Hasta el final de sus días no se olvidaría Aliónushka de la muerte -no, lo correcto sería decir “ejecución”-, de Sofía Márkovna y Sara Semiónovna en la que participó involuntariamente, porque el alemán, ni siquiera la obligó, sino le pidió, al parecer, amablemente que escribiera “juden” en dos pedazos de cartón, la petición que la niña cumplió sin saber el significado de la palabra ni para que eran los cartones. Se los colgaron en el pecho a las dos profesoras y, cuando las vio ahorcadas, la pobre lanzó un grito un grito de terror y perdió el conocimiento.
El episodio de la ejecución se describe con muchos detalles y naturalismo que estremece el corazón de los lectores. Así se acabó la infancia de Aliónushka y comenzó la adultez atada en un apretado nudo por la guerra.
Muere Willy, Aliónushka vuelve a su casa -algo con que ni siquiera podría soñar-, pero ¿es DICHA o DESGRACIA para ella?
De nuevo, Lijánov apunta a la repugnante mueca de la guerra que tuerce el triste destino de Aliónushka, ya de vuelta en su tierra, sola, sin la hija, sin amor: todo perdido cruelmente:
“La guerra volvió a soplar sobre ella con su hedor.
Como desde las entrañas, desde una boca con dientes podridos salía el aliento de una comida no digerida. Y la comida de esa bestia sin rostro, sin forma y sin sentido eran los infames culpables y sus víctimas inocentes; los templos destruidos y las tumbas no consagradas con miles de personas enterradas vivas; elevadas obras del espíritu destruidas, como palacios y puentes antiguos dinamitados, cuadros y libros quemados con sus creadores, cuyos restos incluso fueron extraídos de la tierra como mofa, como burla sobre la propia voluntad divina de un alma, ya hace mucho tiempo vacía, que se ha atrevido a perturbar el descanso de los difuntos.
¡Y eso no es todo! La propia tierra, último refugio de los justos y de los culpables, había sido desfigurada, desgarrada, destrozada y asesinada por la impasible y absurda furia del hierro cargado de fuego.
No solo las personas que se habían dividido en bandos enemigos se mataban las unas a las otras sin recordar la piedad, aunque Dios las había dotado de alma y eran criaturas animadas; incluso las fuerzas inanimadas combatían entre sí: la tierra y el fuego, el calor y el frío, el hierro y el agua.”

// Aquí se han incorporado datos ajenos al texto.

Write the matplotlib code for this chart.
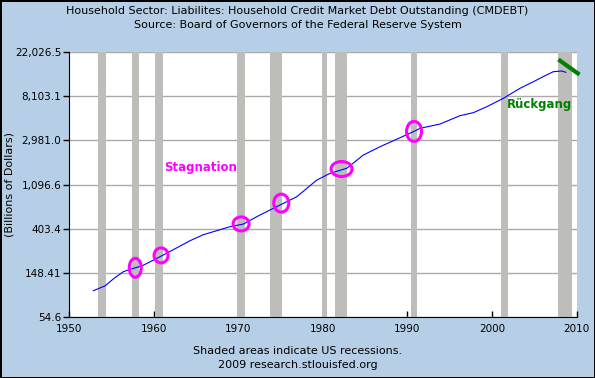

Sin embargo, Lijánov comunica la idea que la VIDA está por encima de los prejuicios sociales y nacionalistas. Aliónushka vivió sesenta años, y cuanto más pensaba en Willy, tanto más se alejaba de ella su imagen: “… como si derritiera… se esfumaba en su memoria”, mientras que la atormentaba cada vez más el sentimiento de culpa de haberse salvado de un modo que no había inventado ella: “La consumía por dentro, la roía como una carcoma su incesante, obsesiva e imperdonable culpa. No se sabía de qué, y no se sabía ante quién.” ¿Qué es entonces, que la bondad y la maldad son dos caras de la misma moneda?
A juicio del autor, lo más importante para ella era buscar consuelo en las verdades absolutas, relegadas a las sombras, las que conserva la Biblia: “Yacía en medio de la cama, con un vestido negro, y en las manos cruzadas estrechaba un pequeño ícono de cartón de la Virgen llamado «Alivia mis penas…», el que no solo remedia los males y las tristezas, sino también la crueldad humana y dureza de corazón.
Para concluir, los libros de Albert Lijánov despiertan sentimientos de dolor emocional, por eso mismo son necesarios, porque “detrás de la puerta de toda persona satisfecha y feliz debería haber alguien con un martillo que le recordara en todo momento con sus golpes que hay personas desdichadas…” (Antón Chéjov).